> **WORK TO COMPLETE**: An exact copy of the records is required, minus the pictures they hold.
# # # # #
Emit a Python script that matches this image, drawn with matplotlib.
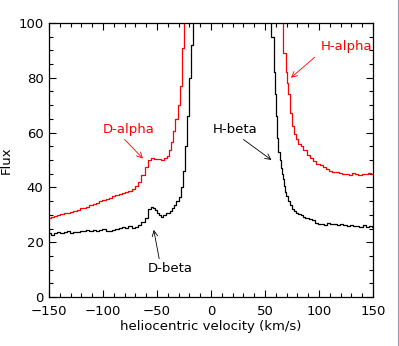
import matplotlib
matplotlib.use('Agg')
import matplotlib.pyplot as plt
from matplotlib.lines import Line2D

# H-alpha (red) spectrum; core is off scale
v_alpha = [-150, -147, -144, -141, -138, -135, -132, -129, -126, -123,
           -120, -117, -114, -111, -108, -105, -102, -99, -96, -93,
           -90, -87, -84, -81, -78, -75, -72, -69, -66, -63,
           -60, -57, -54, -51, -48, -45, -42, -40, -38, -36,
           -34, -32, -30, -28, -26, -24, -20, 0, 40, 60,
           64, 66, 68, 70, 71, 72, 74, 76, 78, 80,
           82, 84, 87, 90, 93, 96, 99, 102, 105, 108,
           111, 114, 117, 120, 123, 126, 129, 132, 135, 138,
           141, 144, 147, 150]
f_alpha = [29.0, 29.2, 29.5, 29.8, 30.2, 30.5, 30.8, 31.0, 31.4, 31.8,
           32.3, 32.6, 33.0, 33.4, 33.8, 34.3, 34.9, 35.3, 35.9, 36.3,
           36.9, 37.3, 37.5, 37.9, 38.4, 38.7, 39.4, 40.4, 41.8, 44.5,
           47.5, 50.0, 50.6, 50.4, 50.3, 50.1, 50.8, 51.5, 53.5, 56.5,
           60.5, 65.0, 70.0, 77.0, 91.0, 120.0, 150.0, 150.0, 150.0, 150.0,
           130.0, 101.0, 89.0, 82.0, 78.0, 74.0, 67.0, 62.5, 59.5, 57.5,
           56.0, 55.0, 53.5, 52.0, 50.6, 49.5, 48.7, 48.0, 47.3, 46.6,
           46.0, 45.6, 45.5, 45.2, 44.8, 45.0, 44.7, 45.1, 44.8, 44.6,
           45.0, 44.8, 45.1, 45.0]

# H-beta (black) spectrum
v_beta = [-150, -147, -144, -141, -138, -135, -132, -129, -126, -123,
          -120, -117, -114, -111, -108, -105, -102, -99, -96, -93,
          -90, -87, -84, -81, -78, -75, -72, -69, -66, -63,
          -60, -57, -55, -53, -51, -49, -47, -45, -43, -41,
          -39, -37, -35, -33, -31, -29, -27, -25, -23, -21,
          -19, -18, -16, -10, 20, 50, 55, 57, 59, 60,
          61, 62, 63, 64, 65, 66, 67, 68, 69, 70,
          72, 74, 76, 78, 80, 82, 84, 86, 88, 90,
          92, 95, 98, 100, 103, 106, 109, 112, 115, 118,
          121, 124, 127, 130, 133, 136, 139, 142, 145, 148, 150]
f_beta = [23.3, 22.8, 23.5, 23.9, 23.4, 23.8, 24.0, 23.5, 23.9, 23.6,
          24.2, 24.0, 24.3, 24.1, 24.5, 24.0, 24.4, 24.7, 24.2, 24.0,
          24.6, 25.0, 25.2, 25.6, 25.3, 25.8, 25.2, 25.6, 26.2, 27.2,
          29.0, 32.0, 33.0, 32.5, 31.8, 30.8, 30.0, 29.3, 30.0, 30.6,
          30.8, 31.5, 32.5, 33.5, 35.0, 36.5, 40.0, 46.0, 55.0, 66.0,
          80.0, 92.0, 130.0, 150.0, 150.0, 150.0, 115.0, 95.0, 82.0, 74.0,
          66.0, 58.0, 53.0, 50.0, 47.0, 45.0, 43.0, 40.5, 38.5, 37.0,
          35.0, 33.5, 32.2, 31.5, 30.8, 30.3, 29.8, 29.3, 29.0, 28.9,
          28.5, 28.0, 27.0, 26.6, 26.8, 26.4, 26.9, 26.5, 26.8, 26.2,
          26.6, 26.3, 25.9, 26.4, 25.8, 26.0, 25.7, 26.1, 25.6, 25.9, 25.5]

fig = plt.figure(figsize=(3.99, 3.46), dpi=100)
ax = fig.add_axes([49 / 399, 49 / 346, 324 / 399, 274 / 346])

ax.plot(v_alpha, f_alpha, color='#ff0000', lw=0.9, drawstyle='steps-mid')
ax.plot(v_beta, f_beta, color='black', lw=0.9, drawstyle='steps-mid')

ax.set_xlim(-150, 150)
ax.set_ylim(0, 100)
ax.set_xticks([-150, -100, -50, 0, 50, 100, 150])
ax.set_yticks([0, 20, 40, 60, 80, 100])
ax.set_xticks(range(-150, 151, 10), minor=True)
ax.set_yticks(range(0, 101, 5), minor=True)
ax.tick_params(which='both', direction='in', top=True, right=True, labelsize=9.5)
ax.tick_params(which='major', length=5, width=0.8)
ax.tick_params(which='minor', length=3, width=0.8)
ax.tick_params(axis='x', pad=6)
ax.tick_params(axis='y', pad=4)
for s in ax.spines.values():
    s.set_linewidth(0.9)

ax.set_xlabel('heliocentric velocity (km/s)', fontsize=9.5, labelpad=1)
ax.set_ylabel('Flux', fontsize=9.5, labelpad=4)

arrow = dict(arrowstyle='->', lw=0.6, shrinkA=0, shrinkB=0)
ax.annotate('', xy=(-63, 50.5), xytext=(-80, 57.5),
            arrowprops=dict(arrow, color='#ff0000'))
ax.text(-100, 60, 'D-alpha', color='#ff0000', fontsize=9.5)
ax.annotate('', xy=(-53, 24.5), xytext=(-48, 14),
            arrowprops=dict(arrow, color='black'))
ax.text(-59, 9, 'D-beta', color='black', fontsize=9.5)
ax.annotate('', xy=(56, 50), xytext=(30, 57.5),
            arrowprops=dict(arrow, color='black'))
ax.text(2, 60, 'H-beta', color='black', fontsize=9.5)
ax.annotate('', xy=(74, 80), xytext=(96, 87.5),
            arrowprops=dict(arrow, color='#ff0000'))
ax.text(102, 90, 'H-alpha', color='#ff0000', fontsize=9.5)

# thin border at the right edge of the image
fig.add_artist(Line2D([398.3 / 399, 398.3 / 399], [0, 1], color='#9c9ab0', lw=0.8))

fig.savefig('out.png', dpi=100)
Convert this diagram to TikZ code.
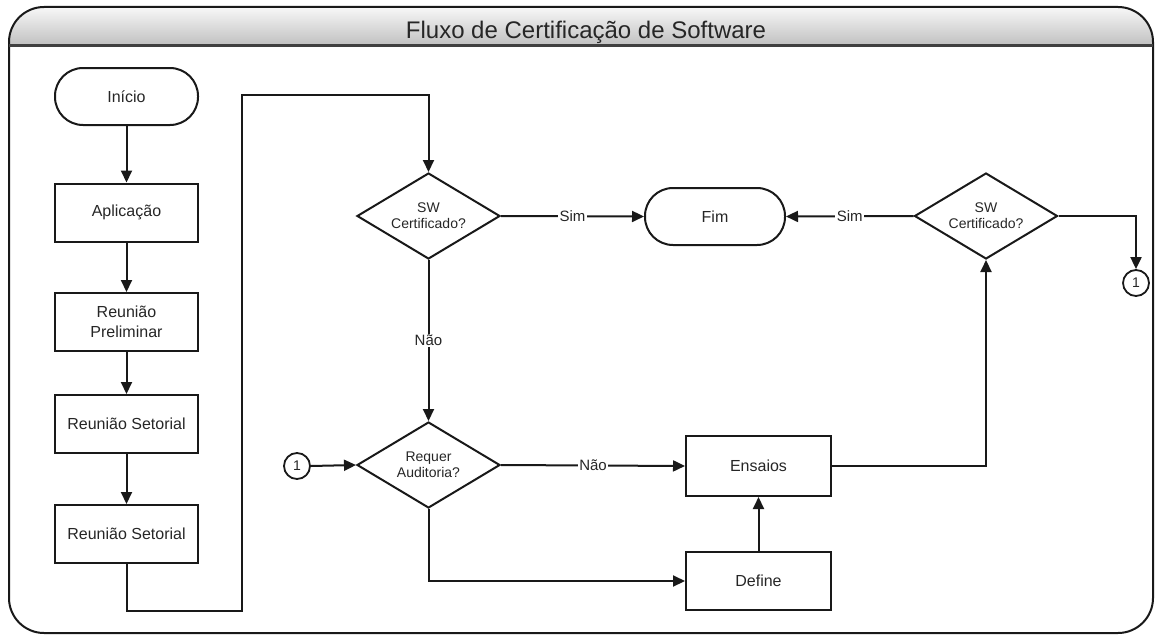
# # # # #
> **EXERCISE SOLUTION**:
Emit a Python script that matches this image, drawn with matplotlib.
import matplotlib
matplotlib.use('Agg')
import matplotlib.pyplot as plt
from matplotlib.lines import Line2D

# H-alpha (red) spectrum; core is off scale
v_alpha = [-150, -147, -144, -141, -138, -135, -132, -129, -126, -123,
           -120, -117, -114, -111, -108, -105, -102, -99, -96, -93,
           -90, -87, -84, -81, -78, -75, -72, -69, -66, -63,
           -60, -57, -54, -51, -48, -45, -42, -40, -38, -36,
           -34, -32, -30, -28, -26, -24, -20, 0, 40, 60,
           64, 66, 68, 70, 71, 72, 74, 76, 78, 80,
           82, 84, 87, 90, 93, 96, 99, 102, 105, 108,
           111, 114, 117, 120, 123, 126, 129, 132, 135, 138,
           141, 144, 147, 150]
f_alpha = [29.0, 29.2, 29.5, 29.8, 30.2, 30.5, 30.8, 31.0, 31.4, 31.8,
           32.3, 32.6, 33.0, 33.4, 33.8, 34.3, 34.9, 35.3, 35.9, 36.3,
           36.9, 37.3, 37.5, 37.9, 38.4, 38.7, 39.4, 40.4, 41.8, 44.5,
           47.5, 50.0, 50.6, 50.4, 50.3, 50.1, 50.8, 51.5, 53.5, 56.5,
           60.5, 65.0, 70.0, 77.0, 91.0, 120.0, 150.0, 150.0, 150.0, 150.0,
           130.0, 101.0, 89.0, 82.0, 78.0, 74.0, 67.0, 62.5, 59.5, 57.5,
           56.0, 55.0, 53.5, 52.0, 50.6, 49.5, 48.7, 48.0, 47.3, 46.6,
           46.0, 45.6, 45.5, 45.2, 44.8, 45.0, 44.7, 45.1, 44.8, 44.6,
           45.0, 44.8, 45.1, 45.0]

# H-beta (black) spectrum
v_beta = [-150, -147, -144, -141, -138, -135, -132, -129, -126, -123,
          -120, -117, -114, -111, -108, -105, -102, -99, -96, -93,
          -90, -87, -84, -81, -78, -75, -72, -69, -66, -63,
          -60, -57, -55, -53, -51, -49, -47, -45, -43, -41,
          -39, -37, -35, -33, -31, -29, -27, -25, -23, -21,
          -19, -18, -16, -10, 20, 50, 55, 57, 59, 60,
          61, 62, 63, 64, 65, 66, 67, 68, 69, 70,
          72, 74, 76, 78, 80, 82, 84, 86, 88, 90,
          92, 95, 98, 100, 103, 106, 109, 112, 115, 118,
          121, 124, 127, 130, 133, 136, 139, 142, 145, 148, 150]
f_beta = [23.3, 22.8, 23.5, 23.9, 23.4, 23.8, 24.0, 23.5, 23.9, 23.6,
          24.2, 24.0, 24.3, 24.1, 24.5, 24.0, 24.4, 24.7, 24.2, 24.0,
          24.6, 25.0, 25.2, 25.6, 25.3, 25.8, 25.2, 25.6, 26.2, 27.2,
          29.0, 32.0, 33.0, 32.5, 31.8, 30.8, 30.0, 29.3, 30.0, 30.6,
          30.8, 31.5, 32.5, 33.5, 35.0, 36.5, 40.0, 46.0, 55.0, 66.0,
          80.0, 92.0, 130.0, 150.0, 150.0, 150.0, 115.0, 95.0, 82.0, 74.0,
          66.0, 58.0, 53.0, 50.0, 47.0, 45.0, 43.0, 40.5, 38.5, 37.0,
          35.0, 33.5, 32.2, 31.5, 30.8, 30.3, 29.8, 29.3, 29.0, 28.9,
          28.5, 28.0, 27.0, 26.6, 26.8, 26.4, 26.9, 26.5, 26.8, 26.2,
          26.6, 26.3, 25.9, 26.4, 25.8, 26.0, 25.7, 26.1, 25.6, 25.9, 25.5]

fig = plt.figure(figsize=(3.99, 3.46), dpi=100)
ax = fig.add_axes([49 / 399, 49 / 346, 324 / 399, 274 / 346])

ax.plot(v_alpha, f_alpha, color='#ff0000', lw=0.9, drawstyle='steps-mid')
ax.plot(v_beta, f_beta, color='black', lw=0.9, drawstyle='steps-mid')

ax.set_xlim(-150, 150)
ax.set_ylim(0, 100)
ax.set_xticks([-150, -100, -50, 0, 50, 100, 150])
ax.set_yticks([0, 20, 40, 60, 80, 100])
ax.set_xticks(range(-150, 151, 10), minor=True)
ax.set_yticks(range(0, 101, 5), minor=True)
ax.tick_params(which='both', direction='in', top=True, right=True, labelsize=9.5)
ax.tick_params(which='major', length=5, width=0.8)
ax.tick_params(which='minor', length=3, width=0.8)
ax.tick_params(axis='x', pad=6)
ax.tick_params(axis='y', pad=4)
for s in ax.spines.values():
    s.set_linewidth(0.9)

ax.set_xlabel('heliocentric velocity (km/s)', fontsize=9.5, labelpad=1)
ax.set_ylabel('Flux', fontsize=9.5, labelpad=4)

arrow = dict(arrowstyle='->', lw=0.6, shrinkA=0, shrinkB=0)
ax.annotate('', xy=(-63, 50.5), xytext=(-80, 57.5),
            arrowprops=dict(arrow, color='#ff0000'))
ax.text(-100, 60, 'D-alpha', color='#ff0000', fontsize=9.5)
ax.annotate('', xy=(-53, 24.5), xytext=(-48, 14),
            arrowprops=dict(arrow, color='black'))
ax.text(-59, 9, 'D-beta', color='black', fontsize=9.5)
ax.annotate('', xy=(56, 50), xytext=(30, 57.5),
            arrowprops=dict(arrow, color='black'))
ax.text(2, 60, 'H-beta', color='black', fontsize=9.5)
ax.annotate('', xy=(74, 80), xytext=(96, 87.5),
            arrowprops=dict(arrow, color='#ff0000'))
ax.text(102, 90, 'H-alpha', color='#ff0000', fontsize=9.5)

# thin border at the right edge of the image
fig.add_artist(Line2D([398.3 / 399, 398.3 / 399], [0, 1], color='#9c9ab0', lw=0.8))

fig.savefig('out.png', dpi=100)
Convert this diagram to TikZ code.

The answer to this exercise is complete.